▸ **What is being asked**: Please retype the records below exactly, from the first line through the line containing "(dbsql) at (670,304)", and leave out any pictures.

▸ **Material supplied**:
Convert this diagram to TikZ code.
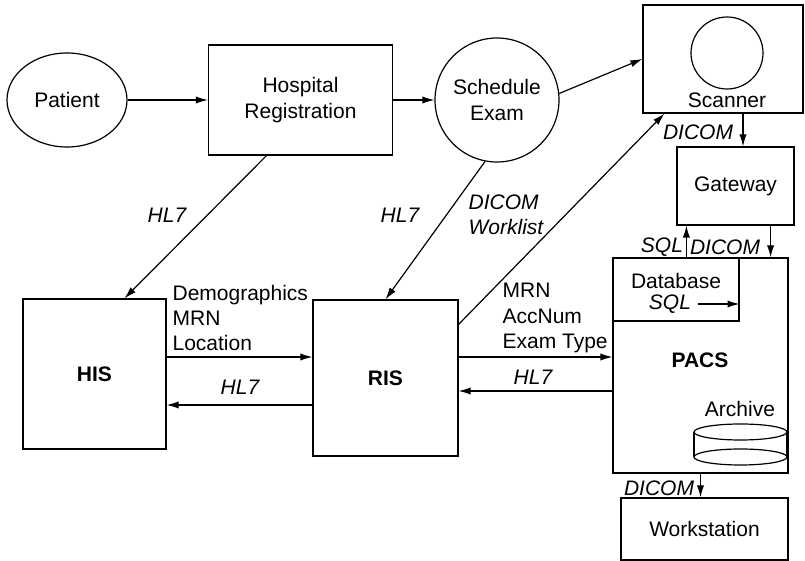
\documentclass[tikz,border=0pt]{standalone}
\usepackage{fontspec}
\setmainfont{Liberation Sans}
\usetikzlibrary{positioning, arrows.meta, shapes.geometric}

\newcommand{\figfont}{\fontsize{10.5}{12.6}\selectfont}

\begin{document}
\begin{tikzpicture}[
        x=0.5pt, y=-0.5pt,
        font=\figfont,
        line width=0.6pt,
        sys/.style={draw, rectangle, inner sep=0pt, align=center},
        sysb/.style={sys, font=\figfont\bfseries},
        txt/.style={inner sep=0pt, align=center},
        proto/.style={inner sep=0pt, align=left, font=\figfont\itshape},
        flow/.style={-{Latex[length=6pt, width=3.6pt]}}
    ]
    \useasboundingbox (0,0) rectangle (805,561);

    % Patient
    \node[draw, ellipse, minimum width=60pt, minimum height=47pt,
          inner sep=0pt] (pat) at (67,100) {Patient};

    % Hospital Registration
    \node[sys, minimum width=92pt, minimum height=55pt] (reg)
        at (300.5,100) {Hospital\\Registration};

    % Schedule Exam
    \node[draw, circle, minimum size=62pt, inner sep=0pt,
          align=center] (sched) at (497,100) {Schedule\\Exam};

    % Scanner
    \node[sys, minimum width=80pt, minimum height=54pt] (scan)
        at (723,59) {};
    \node[draw, circle, minimum size=36pt, inner sep=0pt] (gantry)
        at (727,53) {};
    \node[txt] (scanlbl) at (727,100) {Scanner};

    % Gateway
    \node[sys, minimum width=58.5pt, minimum height=39pt] (gw)
        at (735.5,186) {Gateway};

    % PACS
    \node[sys, minimum width=87.5pt, minimum height=107.5pt] (pacs)
        at (700.5,365.5) {};
    \node[txt, font=\figfont\bfseries] (pacslbl) at (700,360) {PACS};

    % Database
    \node[sys, minimum width=63pt, minimum height=31.5pt] (db)
        at (676,289.5) {};
    \node[txt] (dblbl) at (676,281) {Database};
    \node[proto] (dbsql) at (670,304) {SQL};

    % Archive
    \node[txt] (arclbl) at (740,409) {Archive};
    \draw (740.5,432) ellipse [x radius=23.25pt, y radius=4pt];
    \draw (740.5,457) ellipse [x radius=23.25pt, y radius=4pt];
    \draw (694,432) -- (694,457) (787,432) -- (787,457);

    % Workstation
    \node[sys, minimum width=83.5pt, minimum height=31pt] (ws)
        at (704.5,529) {Workstation};

    % HIS
    \node[sysb, minimum width=71.5pt, minimum height=75pt] (his)
        at (94.5,374) {HIS};

    % RIS
    \node[sysb, minimum width=72.5pt, minimum height=78pt] (ris)
        at (385.5,378) {RIS};

    % top row
    \draw[flow] (pat) -- (reg);
    \draw[flow] (reg) -- (sched);
    \draw[flow] (sched.6) -- (scan.west);

    % scanner, gateway, database
    \draw[flow] ([xshift=3.75pt]gw.north |- scan.south) -- ([xshift=3.75pt]gw.north);
    \node[proto] (dic1) at (698,132) {DICOM};
    \draw[flow] ([xshift=5pt]gw.south west |- db.north) -- ([xshift=5pt]gw.south west);
    \node[proto] (sqlup) at (662,247) {SQL};
    \draw[flow] ([xshift=-12pt]gw.south east) -- ([xshift=-12pt]gw.south east |- pacs.north);
    \node[proto] (dic2) at (725,247) {DICOM};
    \draw[flow] ([xshift=3pt]dbsql.east) -- (dbsql.east -| db.east);

    % PACS to workstation
    \draw[flow] (pacs.south) -- (pacs.south |- ws.north);
    \node[proto] (dic3) at (659,488) {DICOM};

    % down to HIS and RIS
    \draw[flow] ([xshift=-17pt]reg.south) -- ([xshift=15pt]his.north);
    \node[proto] (hl7a) at (167,215) {HL7};
    \draw[flow] (sched.259) -- (ris.north);
    \node[proto] (hl7b) at (400,215) {HL7};
    \node[proto, anchor=west] (wl) at (468,215) {DICOM\\Worklist};
    \draw[flow] ([yshift=-12.5pt]ris.north east) -- ([xshift=11pt]scan.south west);

    % HIS <-> RIS
    \draw[flow] ([yshift=8.5pt]his.east) -- ([yshift=8.5pt]his.east -| ris.west);
    \node[txt, align=left, anchor=west] (demo) at (172,318)
        {Demographics\\MRN\\Location};
    \draw[flow] ([yshift=-15.5pt]his.east -| ris.west) -- ([yshift=-15.5pt]his.east);
    \node[proto] (hl7c) at (240,387) {HL7};

    % RIS <-> PACS
    \draw[flow] ([yshift=10.5pt]ris.east) -- ([yshift=10.5pt]ris.east -| pacs.west);
    \node[txt, align=left, anchor=west] (acc) at (502,318)
        {MRN\\AccNum\\Exam Type};
    \draw[flow] ([yshift=-6.5pt]ris.east -| pacs.west) -- ([yshift=-6.5pt]ris.east);
    \node[proto] (hl7d) at (533,377) {HL7};

\end{tikzpicture}
\end{document}
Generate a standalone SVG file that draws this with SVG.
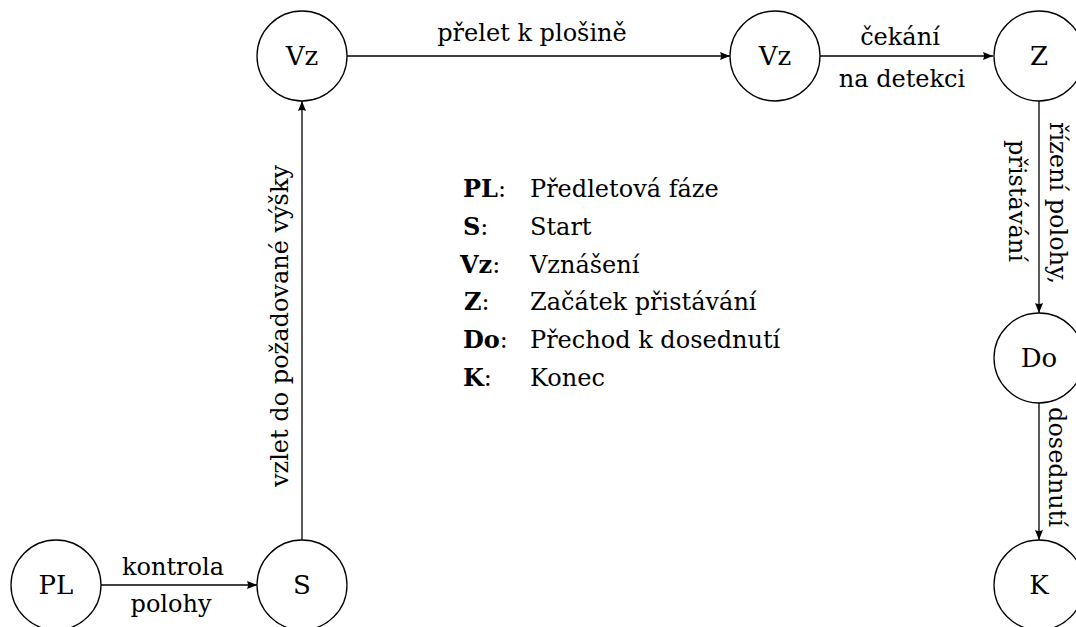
<svg xmlns="http://www.w3.org/2000/svg" width="1076" height="627" viewBox="0 0 1076 627">
<style>
text{font-family:"DejaVu Serif",serif;font-size:24px;fill:#000}
.n circle{fill:#fff;stroke:#000;stroke-width:1.3}
.n text{text-anchor:middle;font-size:26px}
.c line{stroke:#000;stroke-width:1.3;fill:none;marker-end:url(#ah)}
.lbl{text-anchor:middle}
.b{font-weight:bold}
</style>
<defs>
<marker id="ah" markerUnits="userSpaceOnUse" markerWidth="12" markerHeight="10" refX="10" refY="4" orient="auto">
<path d="M0,0 L10,4 L0,8 Q2,4 0,0 z" fill="#000"/>
</marker>
</defs>
<rect width="1076" height="627" fill="#fff"/>
<g id="connectors" class="c">
<line x1="101" y1="585" x2="257" y2="585"/>
<line x1="302" y1="540" x2="302" y2="101"/>
<line x1="347" y1="56" x2="730" y2="56"/>
<line x1="820" y1="56" x2="993" y2="56"/>
<line x1="1039" y1="101" x2="1039" y2="313"/>
<line x1="1039" y1="403" x2="1039" y2="540"/>
</g>
<g id="edge-labels">
<text class="lbl" x="173" y="575">kontrola</text>
<text class="lbl" x="171" y="612">polohy</text>
<text class="lbl" x="532" y="41">přelet k plošině</text>
<text class="lbl" x="900" y="45">čekání</text>
<text class="lbl" x="902" y="87">na detekci</text>
<text class="lbl" transform="translate(288,326) rotate(-90)">vzlet do požadované výšky</text>
<text class="lbl" transform="translate(1050,203) rotate(90)">řízení polohy,</text>
<text class="lbl" transform="translate(1009,201) rotate(90)">přistávání</text>
<text class="lbl" transform="translate(1049,467) rotate(90)">dosednutí</text>
</g>
<g id="node-PL" class="n"><circle cx="56" cy="585" r="45"/><text x="56" y="594">PL</text></g>
<g id="node-S" class="n"><circle cx="302" cy="585" r="45"/><text x="302" y="594">S</text></g>
<g id="node-Vz1" class="n"><circle cx="302" cy="56" r="45"/><text x="302" y="65">Vz</text></g>
<g id="node-Vz2" class="n"><circle cx="775" cy="56" r="45"/><text x="775" y="65">Vz</text></g>
<g id="node-Z" class="n"><circle cx="1039" cy="56" r="45"/><text x="1039" y="65">Z</text></g>
<g id="node-Do" class="n"><circle cx="1039" cy="358" r="45"/><text x="1039" y="367">Do</text></g>
<g id="node-K" class="n"><circle cx="1039" cy="585" r="45"/><text x="1039" y="594">K</text></g>
<g id="legend">
<text x="463" y="197"><tspan class="b">PL</tspan>:</text><text x="530" y="197">Předletová fáze</text>
<text x="463" y="235"><tspan class="b">S</tspan>:</text><text x="530" y="235">Start</text>
<text x="460" y="273"><tspan class="b">Vz</tspan>:</text><text x="530" y="273">Vznášení</text>
<text x="464" y="310"><tspan class="b">Z</tspan>:</text><text x="530" y="310">Začátek přistávání</text>
<text x="463" y="348"><tspan class="b">Do</tspan>:</text><text x="530" y="348">Přechod k dosednutí</text>
<text x="463" y="386"><tspan class="b">K</tspan>:</text><text x="530" y="386">Konec</text>
</g>
</svg>
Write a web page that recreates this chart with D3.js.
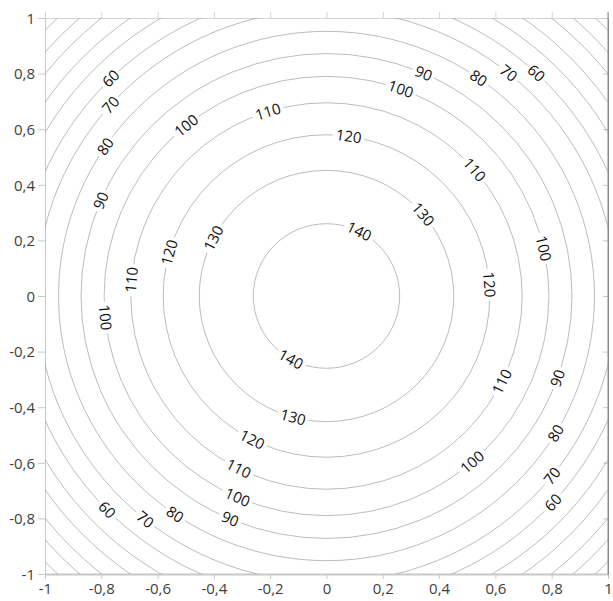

▸ **Answer for this exercise**:
Convert this diagram to TikZ code.
\documentclass[tikz,border=0pt]{standalone}
\usepackage{fontspec}
\setmainfont{Liberation Sans}
\usetikzlibrary{positioning, arrows.meta, shapes.geometric}

\newcommand{\figfont}{\fontsize{10.5}{12.6}\selectfont}

\begin{document}
\begin{tikzpicture}[
        x=0.5pt, y=-0.5pt,
        font=\figfont,
        line width=0.6pt,
        sys/.style={draw, rectangle, inner sep=0pt, align=center},
        sysb/.style={sys, font=\figfont\bfseries},
        txt/.style={inner sep=0pt, align=center},
        proto/.style={inner sep=0pt, align=left, font=\figfont\itshape},
        flow/.style={-{Latex[length=6pt, width=3.6pt]}}
    ]
    \useasboundingbox (0,0) rectangle (805,561);

    % Patient
    \node[draw, ellipse, minimum width=60pt, minimum height=47pt,
          inner sep=0pt] (pat) at (67,100) {Patient};

    % Hospital Registration
    \node[sys, minimum width=92pt, minimum height=55pt] (reg)
        at (300.5,100) {Hospital\\Registration};

    % Schedule Exam
    \node[draw, circle, minimum size=62pt, inner sep=0pt,
          align=center] (sched) at (497,100) {Schedule\\Exam};

    % Scanner
    \node[sys, minimum width=80pt, minimum height=54pt] (scan)
        at (723,59) {};
    \node[draw, circle, minimum size=36pt, inner sep=0pt] (gantry)
        at (727,53) {};
    \node[txt] (scanlbl) at (727,100) {Scanner};

    % Gateway
    \node[sys, minimum width=58.5pt, minimum height=39pt] (gw)
        at (735.5,186) {Gateway};

    % PACS
    \node[sys, minimum width=87.5pt, minimum height=107.5pt] (pacs)
        at (700.5,365.5) {};
    \node[txt, font=\figfont\bfseries] (pacslbl) at (700,360) {PACS};

    % Database
    \node[sys, minimum width=63pt, minimum height=31.5pt] (db)
        at (676,289.5) {};
    \node[txt] (dblbl) at (676,281) {Database};
    \node[proto] (dbsql) at (670,304) {SQL};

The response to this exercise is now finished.